### THE EXERCISE:
Copy exactly the lines of the records below, and only those lines, beginning with the line that contains "Write the TikZ code for this diagram." and ending with the line that contains "at (851, 364)".

(Code that draws figures)
╔══
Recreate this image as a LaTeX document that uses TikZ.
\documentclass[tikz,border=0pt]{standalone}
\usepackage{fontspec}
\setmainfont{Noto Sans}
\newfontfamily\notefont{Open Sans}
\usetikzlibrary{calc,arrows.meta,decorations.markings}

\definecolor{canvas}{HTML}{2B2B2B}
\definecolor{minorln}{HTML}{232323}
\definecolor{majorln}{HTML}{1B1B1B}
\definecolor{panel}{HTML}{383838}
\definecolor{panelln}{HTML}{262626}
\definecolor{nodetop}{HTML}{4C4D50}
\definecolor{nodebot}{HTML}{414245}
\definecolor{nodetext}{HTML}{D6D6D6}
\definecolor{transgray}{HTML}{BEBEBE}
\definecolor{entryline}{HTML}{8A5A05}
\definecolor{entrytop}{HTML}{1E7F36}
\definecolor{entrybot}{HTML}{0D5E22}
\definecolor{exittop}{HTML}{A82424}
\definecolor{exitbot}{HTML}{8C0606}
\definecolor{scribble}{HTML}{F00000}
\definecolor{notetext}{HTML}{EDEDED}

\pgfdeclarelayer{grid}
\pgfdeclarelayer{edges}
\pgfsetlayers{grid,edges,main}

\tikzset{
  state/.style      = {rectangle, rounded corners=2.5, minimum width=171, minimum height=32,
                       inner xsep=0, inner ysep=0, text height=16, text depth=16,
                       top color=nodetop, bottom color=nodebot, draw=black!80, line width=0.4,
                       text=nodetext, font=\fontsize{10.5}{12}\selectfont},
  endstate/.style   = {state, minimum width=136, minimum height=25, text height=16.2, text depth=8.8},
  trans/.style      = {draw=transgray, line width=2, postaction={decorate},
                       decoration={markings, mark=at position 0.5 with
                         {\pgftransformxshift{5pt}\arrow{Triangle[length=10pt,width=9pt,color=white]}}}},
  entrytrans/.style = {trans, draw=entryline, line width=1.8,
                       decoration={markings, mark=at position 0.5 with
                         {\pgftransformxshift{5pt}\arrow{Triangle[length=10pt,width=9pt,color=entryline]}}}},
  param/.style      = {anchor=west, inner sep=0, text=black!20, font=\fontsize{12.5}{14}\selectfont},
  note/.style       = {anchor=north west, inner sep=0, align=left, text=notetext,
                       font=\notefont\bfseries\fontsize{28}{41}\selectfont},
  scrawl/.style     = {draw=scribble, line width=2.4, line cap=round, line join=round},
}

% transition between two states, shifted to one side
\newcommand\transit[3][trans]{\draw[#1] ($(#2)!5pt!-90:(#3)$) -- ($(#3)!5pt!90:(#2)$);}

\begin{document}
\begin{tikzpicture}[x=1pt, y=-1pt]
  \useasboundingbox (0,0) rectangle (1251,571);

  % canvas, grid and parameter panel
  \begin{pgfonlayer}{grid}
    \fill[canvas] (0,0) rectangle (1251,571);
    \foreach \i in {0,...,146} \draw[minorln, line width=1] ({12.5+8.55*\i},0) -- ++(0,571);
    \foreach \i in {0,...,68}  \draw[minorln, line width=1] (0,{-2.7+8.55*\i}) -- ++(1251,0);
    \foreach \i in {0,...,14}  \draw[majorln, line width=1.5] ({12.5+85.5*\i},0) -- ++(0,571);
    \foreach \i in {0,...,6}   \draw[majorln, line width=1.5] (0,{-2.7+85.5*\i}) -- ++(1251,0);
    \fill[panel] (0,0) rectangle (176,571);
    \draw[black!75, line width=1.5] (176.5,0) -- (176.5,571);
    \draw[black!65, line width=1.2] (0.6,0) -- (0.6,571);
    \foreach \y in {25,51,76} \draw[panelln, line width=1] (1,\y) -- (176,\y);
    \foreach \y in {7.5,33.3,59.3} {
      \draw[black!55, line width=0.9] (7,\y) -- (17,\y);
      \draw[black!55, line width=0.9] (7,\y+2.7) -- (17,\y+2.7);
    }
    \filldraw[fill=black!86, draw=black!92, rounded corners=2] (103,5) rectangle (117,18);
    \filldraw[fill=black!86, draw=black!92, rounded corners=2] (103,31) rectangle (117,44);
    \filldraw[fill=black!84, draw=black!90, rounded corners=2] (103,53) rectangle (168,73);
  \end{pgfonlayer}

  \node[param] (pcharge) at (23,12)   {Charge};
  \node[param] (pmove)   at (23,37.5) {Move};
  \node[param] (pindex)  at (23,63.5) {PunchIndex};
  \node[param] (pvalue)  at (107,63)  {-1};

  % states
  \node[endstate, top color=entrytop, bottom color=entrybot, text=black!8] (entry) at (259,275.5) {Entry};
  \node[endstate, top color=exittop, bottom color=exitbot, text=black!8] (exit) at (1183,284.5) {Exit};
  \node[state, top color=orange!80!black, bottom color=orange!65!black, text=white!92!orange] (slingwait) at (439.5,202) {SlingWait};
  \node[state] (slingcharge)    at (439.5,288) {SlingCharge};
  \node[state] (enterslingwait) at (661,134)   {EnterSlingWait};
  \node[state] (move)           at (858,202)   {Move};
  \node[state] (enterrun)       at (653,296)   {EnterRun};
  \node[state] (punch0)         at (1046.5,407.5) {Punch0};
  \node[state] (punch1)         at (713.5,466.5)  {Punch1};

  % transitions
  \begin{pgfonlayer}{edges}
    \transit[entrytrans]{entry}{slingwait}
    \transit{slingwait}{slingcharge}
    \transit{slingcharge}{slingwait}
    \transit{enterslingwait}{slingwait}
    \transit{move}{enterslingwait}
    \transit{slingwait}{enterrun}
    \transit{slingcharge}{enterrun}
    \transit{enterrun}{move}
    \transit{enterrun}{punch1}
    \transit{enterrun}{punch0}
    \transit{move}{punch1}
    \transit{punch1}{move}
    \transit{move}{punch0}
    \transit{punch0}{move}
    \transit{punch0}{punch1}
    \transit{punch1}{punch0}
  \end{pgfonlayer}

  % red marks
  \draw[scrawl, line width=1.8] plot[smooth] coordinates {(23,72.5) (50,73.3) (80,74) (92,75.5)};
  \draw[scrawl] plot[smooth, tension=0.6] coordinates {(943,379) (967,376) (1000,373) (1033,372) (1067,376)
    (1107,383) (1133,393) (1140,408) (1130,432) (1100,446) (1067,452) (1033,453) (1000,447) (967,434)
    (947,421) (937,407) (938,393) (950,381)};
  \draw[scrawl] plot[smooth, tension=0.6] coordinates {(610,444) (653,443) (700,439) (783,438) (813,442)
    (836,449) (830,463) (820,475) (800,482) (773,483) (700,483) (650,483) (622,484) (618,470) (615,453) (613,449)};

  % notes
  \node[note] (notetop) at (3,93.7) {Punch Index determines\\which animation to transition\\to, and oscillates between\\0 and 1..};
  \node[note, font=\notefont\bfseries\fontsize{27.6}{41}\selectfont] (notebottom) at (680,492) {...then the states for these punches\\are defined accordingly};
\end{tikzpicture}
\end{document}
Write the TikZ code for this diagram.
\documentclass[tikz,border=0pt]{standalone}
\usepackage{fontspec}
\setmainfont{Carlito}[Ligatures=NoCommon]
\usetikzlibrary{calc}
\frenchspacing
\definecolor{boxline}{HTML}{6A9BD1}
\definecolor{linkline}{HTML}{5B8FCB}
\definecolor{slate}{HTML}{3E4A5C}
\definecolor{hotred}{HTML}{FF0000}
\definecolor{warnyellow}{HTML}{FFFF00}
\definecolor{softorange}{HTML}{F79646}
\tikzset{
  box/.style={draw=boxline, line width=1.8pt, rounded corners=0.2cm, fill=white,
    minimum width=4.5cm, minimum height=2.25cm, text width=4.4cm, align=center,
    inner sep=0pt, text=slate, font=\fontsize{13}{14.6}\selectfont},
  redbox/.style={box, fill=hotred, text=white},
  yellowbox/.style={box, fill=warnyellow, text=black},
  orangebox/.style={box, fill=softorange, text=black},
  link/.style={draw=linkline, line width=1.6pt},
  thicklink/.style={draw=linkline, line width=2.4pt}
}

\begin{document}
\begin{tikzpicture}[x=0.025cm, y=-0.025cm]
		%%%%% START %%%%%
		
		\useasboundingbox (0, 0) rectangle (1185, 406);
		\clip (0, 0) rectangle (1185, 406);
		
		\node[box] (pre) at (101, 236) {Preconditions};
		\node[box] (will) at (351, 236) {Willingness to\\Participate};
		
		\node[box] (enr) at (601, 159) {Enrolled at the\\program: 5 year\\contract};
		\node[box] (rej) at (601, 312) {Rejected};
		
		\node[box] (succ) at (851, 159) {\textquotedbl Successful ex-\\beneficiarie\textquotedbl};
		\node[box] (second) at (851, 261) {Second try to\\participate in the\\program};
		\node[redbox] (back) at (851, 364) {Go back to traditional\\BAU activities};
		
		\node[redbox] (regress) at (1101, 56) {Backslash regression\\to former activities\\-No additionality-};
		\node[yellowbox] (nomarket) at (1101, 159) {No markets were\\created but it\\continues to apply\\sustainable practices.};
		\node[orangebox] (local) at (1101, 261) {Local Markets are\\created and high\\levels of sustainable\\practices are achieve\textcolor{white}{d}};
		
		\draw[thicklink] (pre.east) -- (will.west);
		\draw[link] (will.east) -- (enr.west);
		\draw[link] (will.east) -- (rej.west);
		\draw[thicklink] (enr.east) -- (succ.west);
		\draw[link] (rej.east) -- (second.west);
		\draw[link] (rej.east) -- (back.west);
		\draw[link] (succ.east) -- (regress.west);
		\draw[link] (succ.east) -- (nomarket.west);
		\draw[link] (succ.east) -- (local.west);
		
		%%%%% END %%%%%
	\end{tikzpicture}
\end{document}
╚══
### CORRECT RESULT:
Write the TikZ code for this diagram.
\documentclass[tikz,border=0pt]{standalone}
\usepackage{fontspec}
\setmainfont{Carlito}[Ligatures=NoCommon]
\usetikzlibrary{calc}
\frenchspacing
\definecolor{boxline}{HTML}{6A9BD1}
\definecolor{linkline}{HTML}{5B8FCB}
\definecolor{slate}{HTML}{3E4A5C}
\definecolor{hotred}{HTML}{FF0000}
\definecolor{warnyellow}{HTML}{FFFF00}
\definecolor{softorange}{HTML}{F79646}
\tikzset{
  box/.style={draw=boxline, line width=1.8pt, rounded corners=0.2cm, fill=white,
    minimum width=4.5cm, minimum height=2.25cm, text width=4.4cm, align=center,
    inner sep=0pt, text=slate, font=\fontsize{13}{14.6}\selectfont},
  redbox/.style={box, fill=hotred, text=white},
  yellowbox/.style={box, fill=warnyellow, text=black},
  orangebox/.style={box, fill=softorange, text=black},
  link/.style={draw=linkline, line width=1.6pt},
  thicklink/.style={draw=linkline, line width=2.4pt}
}

\begin{document}
\begin{tikzpicture}[x=0.025cm, y=-0.025cm]
		%%%%% START %%%%%
		
		\useasboundingbox (0, 0) rectangle (1185, 406);
		\clip (0, 0) rectangle (1185, 406);
		
		\node[box] (pre) at (101, 236) {Preconditions};
		\node[box] (will) at (351, 236) {Willingness to\\Participate};
		
		\node[box] (enr) at (601, 159) {Enrolled at the\\program: 5 year\\contract};
		\node[box] (rej) at (601, 312) {Rejected};
		
		\node[box] (succ) at (851, 159) {\textquotedbl Successful ex-\\beneficiarie\textquotedbl};
		\node[box] (second) at (851, 261) {Second try to\\participate in the\\program};
		\node[redbox] (back) at (851, 364) {Go back to traditional\\BAU activities};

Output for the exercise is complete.